COLLECTED DATA |
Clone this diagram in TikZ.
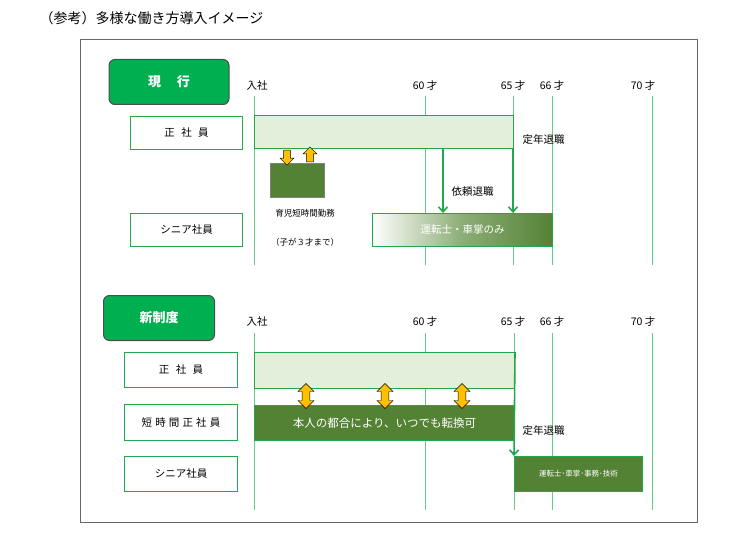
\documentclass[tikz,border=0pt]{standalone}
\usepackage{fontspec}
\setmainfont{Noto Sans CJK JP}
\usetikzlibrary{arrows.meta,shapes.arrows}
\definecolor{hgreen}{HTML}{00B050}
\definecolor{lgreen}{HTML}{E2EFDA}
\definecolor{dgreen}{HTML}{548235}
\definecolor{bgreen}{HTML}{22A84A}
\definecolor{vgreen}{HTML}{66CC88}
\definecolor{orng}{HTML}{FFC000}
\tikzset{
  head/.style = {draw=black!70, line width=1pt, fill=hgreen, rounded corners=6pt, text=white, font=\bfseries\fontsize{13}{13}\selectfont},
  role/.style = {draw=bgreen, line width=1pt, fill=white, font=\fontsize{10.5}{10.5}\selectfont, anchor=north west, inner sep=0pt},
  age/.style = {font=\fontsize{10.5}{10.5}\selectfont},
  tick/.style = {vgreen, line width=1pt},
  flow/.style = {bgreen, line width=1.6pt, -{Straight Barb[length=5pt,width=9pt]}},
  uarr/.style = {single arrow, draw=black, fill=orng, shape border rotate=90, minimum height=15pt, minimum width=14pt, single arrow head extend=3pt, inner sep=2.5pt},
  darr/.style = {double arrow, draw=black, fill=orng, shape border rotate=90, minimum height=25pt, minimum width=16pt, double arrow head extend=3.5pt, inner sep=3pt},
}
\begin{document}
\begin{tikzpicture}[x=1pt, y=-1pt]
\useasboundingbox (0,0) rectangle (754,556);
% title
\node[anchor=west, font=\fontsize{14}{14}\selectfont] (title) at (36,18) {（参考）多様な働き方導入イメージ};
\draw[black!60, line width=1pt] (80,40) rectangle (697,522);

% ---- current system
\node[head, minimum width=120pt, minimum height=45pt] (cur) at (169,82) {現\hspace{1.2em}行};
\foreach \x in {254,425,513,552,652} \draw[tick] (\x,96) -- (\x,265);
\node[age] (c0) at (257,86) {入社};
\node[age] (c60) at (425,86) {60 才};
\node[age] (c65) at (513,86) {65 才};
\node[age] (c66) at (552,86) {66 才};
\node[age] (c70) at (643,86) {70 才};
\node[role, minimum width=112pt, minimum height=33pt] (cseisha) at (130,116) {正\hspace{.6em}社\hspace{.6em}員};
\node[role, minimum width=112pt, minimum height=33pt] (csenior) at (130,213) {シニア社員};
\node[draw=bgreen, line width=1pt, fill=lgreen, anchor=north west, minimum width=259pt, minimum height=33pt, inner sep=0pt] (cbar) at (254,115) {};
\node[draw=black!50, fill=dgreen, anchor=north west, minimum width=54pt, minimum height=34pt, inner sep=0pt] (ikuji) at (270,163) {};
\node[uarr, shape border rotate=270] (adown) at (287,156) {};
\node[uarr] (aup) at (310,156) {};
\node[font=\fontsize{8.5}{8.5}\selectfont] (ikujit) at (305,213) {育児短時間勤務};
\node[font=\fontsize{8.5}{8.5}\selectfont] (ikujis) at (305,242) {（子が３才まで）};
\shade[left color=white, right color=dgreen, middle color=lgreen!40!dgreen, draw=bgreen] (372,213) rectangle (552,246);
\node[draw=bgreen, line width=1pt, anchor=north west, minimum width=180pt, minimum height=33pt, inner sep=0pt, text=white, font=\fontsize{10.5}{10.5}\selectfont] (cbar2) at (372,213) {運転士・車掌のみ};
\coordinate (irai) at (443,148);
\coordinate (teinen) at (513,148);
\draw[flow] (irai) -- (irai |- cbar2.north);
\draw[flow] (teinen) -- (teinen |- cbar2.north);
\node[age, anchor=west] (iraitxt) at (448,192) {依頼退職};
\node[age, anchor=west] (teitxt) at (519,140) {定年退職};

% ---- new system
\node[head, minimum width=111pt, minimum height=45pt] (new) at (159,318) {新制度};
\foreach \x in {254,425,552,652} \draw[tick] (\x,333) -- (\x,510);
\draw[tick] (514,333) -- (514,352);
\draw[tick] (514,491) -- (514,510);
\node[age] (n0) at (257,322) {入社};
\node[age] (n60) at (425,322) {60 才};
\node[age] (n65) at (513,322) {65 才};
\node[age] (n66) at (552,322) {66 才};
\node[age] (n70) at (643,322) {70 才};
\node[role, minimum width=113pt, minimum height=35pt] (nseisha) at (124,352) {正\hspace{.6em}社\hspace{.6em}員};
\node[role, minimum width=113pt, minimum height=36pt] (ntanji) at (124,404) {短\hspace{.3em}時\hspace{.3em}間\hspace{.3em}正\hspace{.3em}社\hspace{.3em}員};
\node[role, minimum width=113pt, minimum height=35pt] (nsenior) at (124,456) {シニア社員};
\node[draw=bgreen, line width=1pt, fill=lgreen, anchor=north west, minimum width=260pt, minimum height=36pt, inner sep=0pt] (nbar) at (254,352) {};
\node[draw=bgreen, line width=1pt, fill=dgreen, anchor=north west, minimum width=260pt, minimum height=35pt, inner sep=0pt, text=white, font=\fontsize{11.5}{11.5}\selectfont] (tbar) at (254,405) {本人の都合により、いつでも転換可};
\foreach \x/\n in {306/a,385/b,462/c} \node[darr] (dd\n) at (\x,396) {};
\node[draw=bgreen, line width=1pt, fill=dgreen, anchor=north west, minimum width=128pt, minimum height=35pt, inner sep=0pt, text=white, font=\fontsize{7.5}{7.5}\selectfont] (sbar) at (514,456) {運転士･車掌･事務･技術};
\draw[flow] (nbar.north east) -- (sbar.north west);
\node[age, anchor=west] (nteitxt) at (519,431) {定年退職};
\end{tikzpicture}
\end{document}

WRITTEN TASK |
Copy out the whole listing exactly, and don't carry over any pictures.

RESULT OF THIS EXERCISE |
Clone this diagram in TikZ.
\documentclass[tikz,border=0pt]{standalone}
\usepackage{fontspec}
\setmainfont{Noto Sans CJK JP}
\usetikzlibrary{arrows.meta,shapes.arrows}
\definecolor{hgreen}{HTML}{00B050}
\definecolor{lgreen}{HTML}{E2EFDA}
\definecolor{dgreen}{HTML}{548235}
\definecolor{bgreen}{HTML}{22A84A}
\definecolor{vgreen}{HTML}{66CC88}
\definecolor{orng}{HTML}{FFC000}
\tikzset{
  head/.style = {draw=black!70, line width=1pt, fill=hgreen, rounded corners=6pt, text=white, font=\bfseries\fontsize{13}{13}\selectfont},
  role/.style = {draw=bgreen, line width=1pt, fill=white, font=\fontsize{10.5}{10.5}\selectfont, anchor=north west, inner sep=0pt},
  age/.style = {font=\fontsize{10.5}{10.5}\selectfont},
  tick/.style = {vgreen, line width=1pt},
  flow/.style = {bgreen, line width=1.6pt, -{Straight Barb[length=5pt,width=9pt]}},
  uarr/.style = {single arrow, draw=black, fill=orng, shape border rotate=90, minimum height=15pt, minimum width=14pt, single arrow head extend=3pt, inner sep=2.5pt},
  darr/.style = {double arrow, draw=black, fill=orng, shape border rotate=90, minimum height=25pt, minimum width=16pt, double arrow head extend=3.5pt, inner sep=3pt},
}
\begin{document}
\begin{tikzpicture}[x=1pt, y=-1pt]
\useasboundingbox (0,0) rectangle (754,556);
% title
\node[anchor=west, font=\fontsize{14}{14}\selectfont] (title) at (36,18) {（参考）多様な働き方導入イメージ};
\draw[black!60, line width=1pt] (80,40) rectangle (697,522);

% ---- current system
\node[head, minimum width=120pt, minimum height=45pt] (cur) at (169,82) {現\hspace{1.2em}行};
\foreach \x in {254,425,513,552,652} \draw[tick] (\x,96) -- (\x,265);
\node[age] (c0) at (257,86) {入社};
\node[age] (c60) at (425,86) {60 才};
\node[age] (c65) at (513,86) {65 才};
\node[age] (c66) at (552,86) {66 才};
\node[age] (c70) at (643,86) {70 才};
\node[role, minimum width=112pt, minimum height=33pt] (cseisha) at (130,116) {正\hspace{.6em}社\hspace{.6em}員};
\node[role, minimum width=112pt, minimum height=33pt] (csenior) at (130,213) {シニア社員};
\node[draw=bgreen, line width=1pt, fill=lgreen, anchor=north west, minimum width=259pt, minimum height=33pt, inner sep=0pt] (cbar) at (254,115) {};
\node[draw=black!50, fill=dgreen, anchor=north west, minimum width=54pt, minimum height=34pt, inner sep=0pt] (ikuji) at (270,163) {};
\node[uarr, shape border rotate=270] (adown) at (287,156) {};
\node[uarr] (aup) at (310,156) {};
\node[font=\fontsize{8.5}{8.5}\selectfont] (ikujit) at (305,213) {育児短時間勤務};
\node[font=\fontsize{8.5}{8.5}\selectfont] (ikujis) at (305,242) {（子が３才まで）};
\shade[left color=white, right color=dgreen, middle color=lgreen!40!dgreen, draw=bgreen] (372,213) rectangle (552,246);
\node[draw=bgreen, line width=1pt, anchor=north west, minimum width=180pt, minimum height=33pt, inner sep=0pt, text=white, font=\fontsize{10.5}{10.5}\selectfont] (cbar2) at (372,213) {運転士・車掌のみ};
\coordinate (irai) at (443,148);
\coordinate (teinen) at (513,148);
\draw[flow] (irai) -- (irai |- cbar2.north);
\draw[flow] (teinen) -- (teinen |- cbar2.north);
\node[age, anchor=west] (iraitxt) at (448,192) {依頼退職};
\node[age, anchor=west] (teitxt) at (519,140) {定年退職};

% ---- new system
\node[head, minimum width=111pt, minimum height=45pt] (new) at (159,318) {新制度};
\foreach \x in {254,425,552,652} \draw[tick] (\x,333) -- (\x,510);
\draw[tick] (514,333) -- (514,352);
\draw[tick] (514,491) -- (514,510);
\node[age] (n0) at (257,322) {入社};
\node[age] (n60) at (425,322) {60 才};
\node[age] (n65) at (513,322) {65 才};
\node[age] (n66) at (552,322) {66 才};
\node[age] (n70) at (643,322) {70 才};
\node[role, minimum width=113pt, minimum height=35pt] (nseisha) at (124,352) {正\hspace{.6em}社\hspace{.6em}員};
\node[role, minimum width=113pt, minimum height=36pt] (ntanji) at (124,404) {短\hspace{.3em}時\hspace{.3em}間\hspace{.3em}正\hspace{.3em}社\hspace{.3em}員};
\node[role, minimum width=113pt, minimum height=35pt] (nsenior) at (124,456) {シニア社員};
\node[draw=bgreen, line width=1pt, fill=lgreen, anchor=north west, minimum width=260pt, minimum height=36pt, inner sep=0pt] (nbar) at (254,352) {};
\node[draw=bgreen, line width=1pt, fill=dgreen, anchor=north west, minimum width=260pt, minimum height=35pt, inner sep=0pt, text=white, font=\fontsize{11.5}{11.5}\selectfont] (tbar) at (254,405) {本人の都合により、いつでも転換可};
\foreach \x/\n in {306/a,385/b,462/c} \node[darr] (dd\n) at (\x,396) {};
\node[draw=bgreen, line width=1pt, fill=dgreen, anchor=north west, minimum width=128pt, minimum height=35pt, inner sep=0pt, text=white, font=\fontsize{7.5}{7.5}\selectfont] (sbar) at (514,456) {運転士･車掌･事務･技術};
\draw[flow] (nbar.north east) -- (sbar.north west);
\node[age, anchor=west] (nteitxt) at (519,431) {定年退職};
\end{tikzpicture}
\end{document}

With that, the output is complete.